Mr. Bangura said that DFID funding towards the PNB ended in February 2019, which places the ACC and Government of Sierra Leone in full charge of PNB operations. ‘It is therefore important to note that we continue to inform communities about the PNB as often as we can, and encourage them to report bribery and other forms of corruption to deal with it for the effective and efficient functioning of MDAs,’ Mr. Bangura averred.
Public Education Officer ACC, Aiah P.M. Sourie, pointed out that although Saiama might not be rich in diamonds and gold, it has Government-supported facilities such as a health centre and schools. ‘Staff providing these services must not solicit or receive bribes from the poor locals as the act amounts to a corruption offence if they do so,’ he said, adding that the ACC has secured many convictions and it would leave no stone unturned in dealing with people involved in corrupt practices.

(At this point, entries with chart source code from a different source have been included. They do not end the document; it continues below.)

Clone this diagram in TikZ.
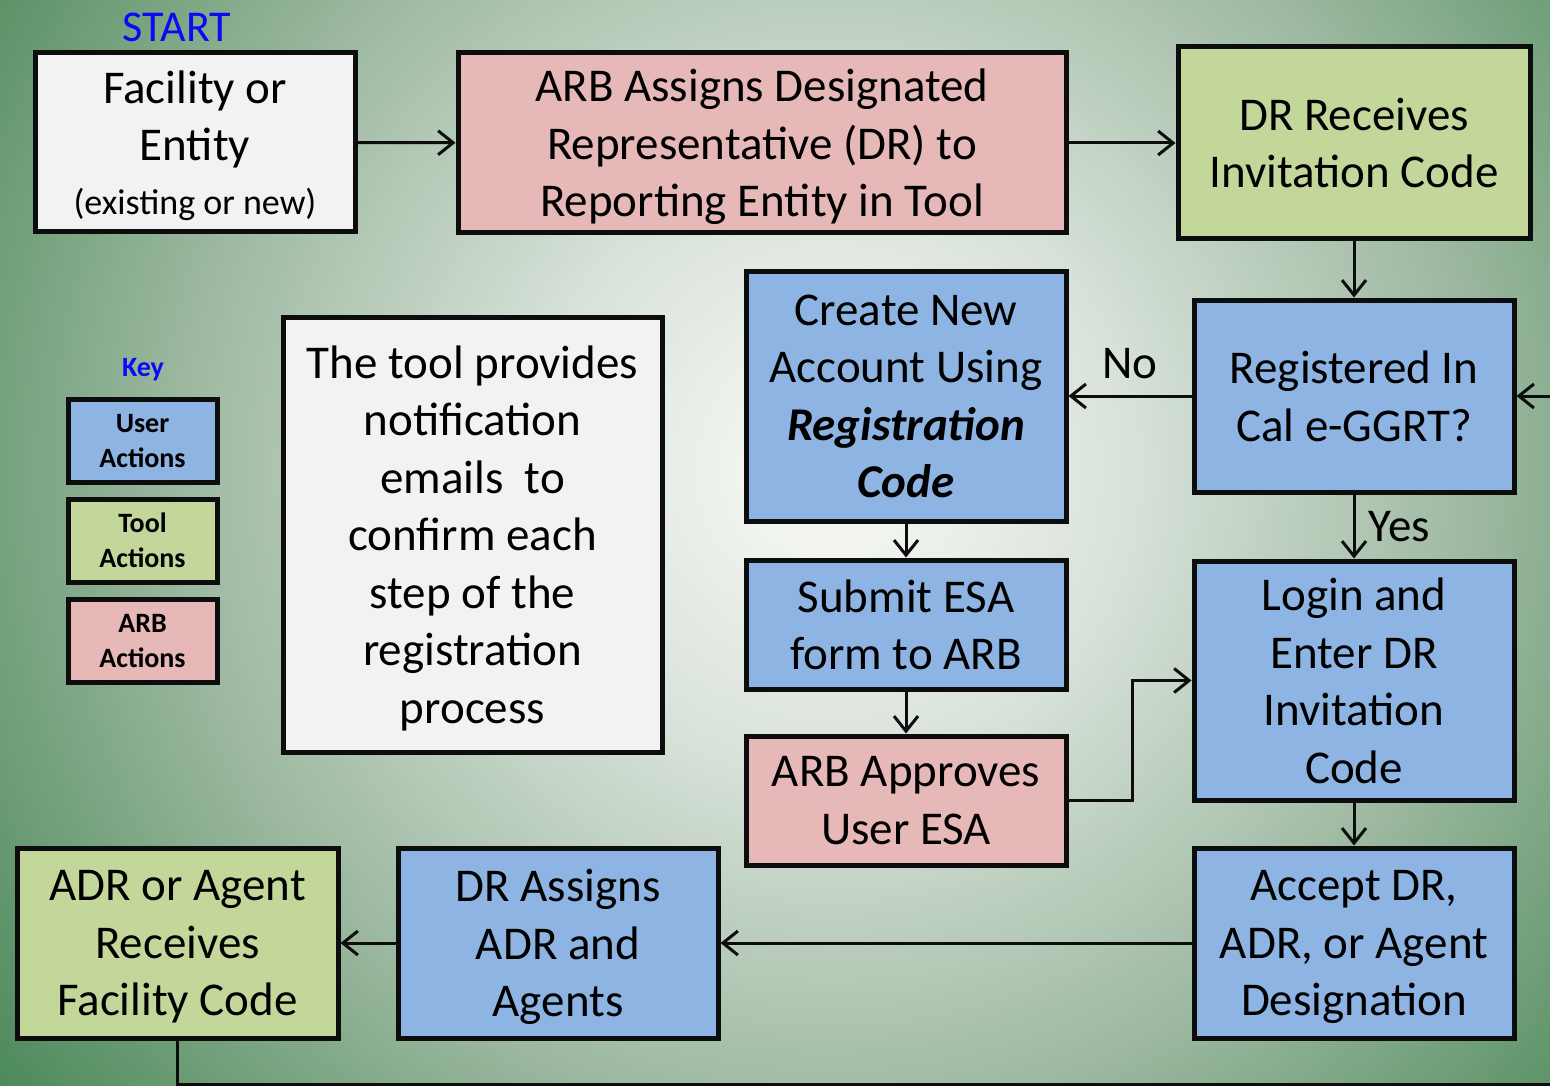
\documentclass[tikz,border=0pt]{standalone}
\usepackage{fontspec}
\setmainfont{Carlito}
\usetikzlibrary{arrows.meta}
\definecolor{userblue}{HTML}{8DB4E2}
\definecolor{toolgreen}{HTML}{C4D79B}
\definecolor{arbpink}{HTML}{E6B8B7}
\definecolor{notewhite}{HTML}{F2F2F2}
\definecolor{boxline}{HTML}{0D0D0D}
\definecolor{keyblue}{HTML}{0A0AF5}
\definecolor{bga}{HTML}{F4F6F2}
\definecolor{bgb}{HTML}{F1F4EF}
\definecolor{bgc}{HTML}{D8E2DA}
\definecolor{bgd}{HTML}{B6CAB8}
\definecolor{bge}{HTML}{9CB8A0}
\definecolor{bgf}{HTML}{7CA684}
\definecolor{bgg}{HTML}{62966C}
\definecolor{bgh}{HTML}{4A8858}
\pgfdeclareradialshading{bgglow}{\pgfpoint{0bp}{0bp}}{color(0bp)=(bga); color(1.9bp)=(bgb); color(7.1bp)=(bgc); color(11.9bp)=(bgd); color(15.5bp)=(bge); color(19bp)=(bgf); color(22.1bp)=(bgg); color(25bp)=(bgh); color(50bp)=(bgh)}
\tikzset{
  box/.style={draw=boxline, line width=5pt, align=center, inner sep=0pt, text depth=0pt, font=\fontsize{47}{57.5}\selectfont},
  userbox/.style={box, fill=userblue},
  toolbox/.style={box, fill=toolgreen},
  arbbox/.style={box, fill=arbpink},
  notebox/.style={box, fill=notewhite},
  keybox/.style={box, minimum width=149, minimum height=83, font=\bfseries\fontsize{28}{35}\selectfont},
  arr/.style={-{Straight Barb[length=15pt,width=24pt]}, line width=3pt, draw=boxline},
  lbl/.style={font=\fontsize{47}{57.5}\selectfont, inner sep=4pt}
}
\begin{document}
\begin{tikzpicture}[x=1pt, y=-1pt]
  \useasboundingbox (0,0) rectangle (1550,1086);
  \begin{scope}
    \clip (0,0) rectangle (1550,1086);
    \fill[bgh] (0,0) rectangle (1550,1086);
    \shade[shading=bgglow] (830,470) circle (1050);
  \end{scope}
  % top row
  \node[font=\fontsize{44}{52}\selectfont, text=keyblue] (start) at (177,27) {START};
  \node[notebox, minimum width=320, minimum height=179] (fac) at (195,142.5)
    {Facility or\\Entity\\[-4pt]{\fontsize{36}{44}\selectfont(existing or new)}};
  \node[arbbox, minimum width=608, minimum height=180] (arbassign) at (762,143)
    {ARB Assigns Designated\\Representative (DR) to\\Reporting Entity in Tool};
  \node[toolbox, minimum width=352, minimum height=192] (drrec) at (1354,143)
    {DR Receives\\Invitation Code};
  % key
  \node[font=\bfseries\fontsize{28}{35}\selectfont, text=keyblue] (keylbl) at (143,370) {Key};
  \node[keybox, fill=userblue] (keyuser) at (142.5,440.5) {User\\Actions};
  \node[keybox, fill=toolgreen] (keytool) at (142.5,540.5) {Tool\\Actions};
  \node[keybox, fill=arbpink] (keyarb) at (142.5,640.5) {ARB\\Actions};
  \node[notebox, minimum width=379, minimum height=435] (note) at (472.5,534.5)
    {The tool provides\\notification\\emails~ to\\confirm each\\step of the\\registration\\process};
  % middle
  \node[userbox, minimum width=320, minimum height=192] (reg) at (1354,396)
    {Registered In\\Cal e-GGRT?};
  \node[userbox, minimum width=320, minimum height=250] (create) at (906,396)
    {Create New\\Account Using\\\textbf{\textit{Registration}}\\\textbf{\textit{Code}}};
  \node[userbox, minimum width=320, minimum height=129] (submit) at (906,624.5)
    {Submit ESA\\form to ARB};
  \node[arbbox, minimum width=320, minimum height=129] (approve) at (906,800.5)
    {ARB Approves\\User ESA};
  \node[userbox, minimum width=320, minimum height=239] (login) at (1354,680.5)
    {Login and\\Enter DR\\Invitation\\Code};
  % bottom row
  \node[userbox, minimum width=320, minimum height=190] (accept) at (1354,943)
    {Accept DR,\\ADR, or Agent\\Designation};
  \node[userbox, minimum width=320, minimum height=190] (assign) at (558,943)
    {DR Assigns\\ADR and\\Agents};
  \node[toolbox, minimum width=321, minimum height=190] (adrrec) at (177.5,943)
    {ADR or Agent\\Receives\\Facility Code};
  \coordinate (loopa) at (177.5,1084.5);
  \coordinate (loopb) at (1556,1084.5);
  % connectors
  \draw[arr] (fac) -- (arbassign);
  \draw[arr] (arbassign) -- (drrec.west |- arbassign);
  \draw[arr] (drrec) -- (reg);
  \draw[arr] (reg) -- node[lbl, above=12pt] {No} (create);
  \draw[arr] (reg) -- node[lbl, right=9pt] {Yes} (login);
  \draw[arr] (create) -- (submit);
  \draw[arr] (submit) -- (approve);
  \draw[arr] (approve.east) -- ++(64,0) |- (login.west);
  \draw[arr] (login) -- (accept);
  \draw[arr] (accept) -- (assign);
  \draw[arr] (assign) -- (adrrec);
  \draw[arr] (adrrec.south) -- (loopa) -- (loopb) |- (reg.east);
\end{tikzpicture}
\end{document}
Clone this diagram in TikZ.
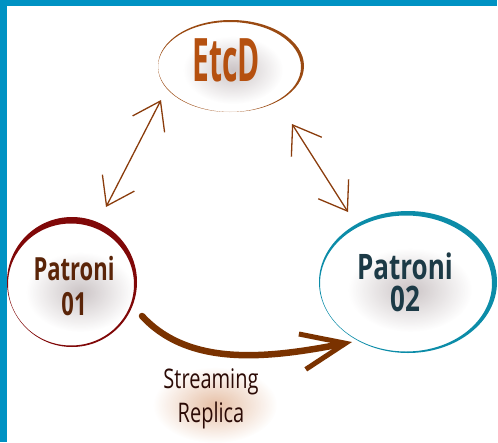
\documentclass[tikz,border=0pt]{standalone}
\usepackage{fontspec}
\setmainfont{Open Sans}
\usetikzlibrary{arrows.meta,shapes.geometric,calc,fadings}
\definecolor{frameblue}{HTML}{0092C3}
\definecolor{etcdring}{HTML}{9A4A12}
\definecolor{etcdtext}{HTML}{B5500F}
\definecolor{ponering}{HTML}{800808}
\definecolor{ponetext}{HTML}{5A2408}
\definecolor{ptworing}{HTML}{0C8CA8}
\definecolor{ptwotext}{HTML}{1C3A46}
\definecolor{arrowc}{HTML}{8A3C0C}
\definecolor{bigc}{HTML}{7A3200}
\definecolor{repltext}{HTML}{2B0A05}
\definecolor{replshadow}{HTML}{C8733A}
\definecolor{shadowgray}{HTML}{6E5A5E}
\tikzfading[name=softglow, inner color=transparent!35, outer color=transparent!100]
\begin{document}
\begin{tikzpicture}[x=1pt,y=-1pt,
  ring/.style={ellipse, inner sep=0pt, align=center},
  softshadow/.style={fill=shadowgray, opacity=0.55, path fading=softglow},
  dbl/.style={draw=arrowc, line width=1.3pt, line cap=round,
    {Straight Barb[length=26pt,width=36pt]}-{Straight Barb[length=26pt,width=36pt]}},
  bigarrow/.style={draw=bigc, line width=6.5pt, line cap=round,
    -{Straight Barb[length=44pt,width=36pt,line width=5pt]}}]
\useasboundingbox (0,0) rectangle (498,442);
% frame
\fill[frameblue] (0,0) rectangle (7,442);
\fill[frameblue] (0,0) rectangle (497,6);
% rings (hand-drawn crescents)
\fill[etcdring, even odd rule] (231,66) ellipse [x radius=73pt, y radius=46pt]
  (229.5,67) ellipse [x radius=71.5pt, y radius=45pt];
\fill[ponering, even odd rule] (72,282) ellipse [x radius=65pt, y radius=65pt]
  (71,284.5) ellipse [x radius=63pt, y radius=61pt];
\fill[ptworing, even odd rule] (408,282) ellipse [x radius=89pt, y radius=71pt]
  (406,283.5) ellipse [x radius=86pt, y radius=68pt];
% soft text shadows
\fill[softshadow] (233,70) ellipse [x radius=50pt, y radius=34pt];
\fill[softshadow] (80,292) ellipse [x radius=54pt, y radius=40pt];
\fill[softshadow] (410,290) ellipse [x radius=62pt, y radius=42pt];
\fill[softshadow, fill=replshadow, opacity=0.7] (215,405) ellipse [x radius=62pt, y radius=38pt];
% nodes
\node[ring, text=etcdtext, minimum width=146pt, minimum height=92pt,
  font=\fontsize{30}{30}\selectfont\bfseries] (etcd) at (226,60) {\scalebox{1}[2.0]{EtcD}};
\node[ring, text=ponetext, minimum width=130pt, minimum height=130pt,
  font=\fontsize{22}{22}\selectfont\bfseries] (p1) at (74,286)
  {\scalebox{1}[1.45]{Patroni}\\[10pt]\scalebox{1}[1.45]{01}};
\node[ring, text=ptwotext, minimum width=178pt, minimum height=142pt,
  font=\fontsize{26}{26}\selectfont\bfseries] (p2) at (405,282)
  {\scalebox{1}[1.35]{Patroni}\\[6pt]\scalebox{1}[1.35]{02}};
\node[inner sep=0pt, align=center, text=repltext,
  font=\fontsize{20}{20}\selectfont] (repl) at (211,399)
  {\scalebox{1}[1.35]{Streaming}\\[6pt]\scalebox{1}[1.35]{Replica}};
% connector end points
\coordinate (la) at (161,100);
\coordinate (lb) at (106,207);
\coordinate (ra) at (292,124);
\coordinate (rb) at (348,212);
\coordinate (sa) at (142,316);
\coordinate (sb) at (352,342);
% connectors
\draw[dbl] (la) -- (lb);
\draw[dbl] (ra) -- (rb);
\draw[bigarrow] (sa) .. controls (190,368) and (270,358) .. (sb);
\end{tikzpicture}
\end{document}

Dilating on the category of free healthcare beneficiaries, Mr. Sourie said people in remote communities are vulnerable, likely to being exploited by corrupt public officers, because they do not have the relevant information to enable them access public services. ‘This is why the ACC is reaching out to far-flung communities to tell them that corruption is a national security issue and the importance for us to come together to mitigate it,’ he said. He encouraged the locals to, in the event of a suspected corrupt act, be bold enough to call the free 515 number and make report anonymous or otherwise.
The Public Education Officer also pointed out the essence of the free quality education, and implored school heads to uphold best practices to discourage bribery and corruption.
On behalf of the community, Town Chief Kai Osman, said he appreciated the ACC for talking to the community about corruption, noting that although allegations of corruption might be rife among them, almost all of his people did not know where and how to report it. ‘We however know now that 515 is the number to call and report bribery. I am sure all of us with mobile phones can do just that in the bid to help ACC tackle corruption,’ the chief furthered.
Statements decrying corruption and lauding the ACC’s campaign against it were made by imams, pastors, women and youth leaders while the distribution of PNB campaign posters climaxed the engagement.
The PNB campaign was initiated in 2014 with the objective of curbing petty corruption in ministries, departments, and agencies of Government for effective service delivery. As a platform, it affords citizens an opportunity to anonymously report incidents of petty corruption through the toll free number 515, the mobile app, or website, www.anticorruption.gov.sl.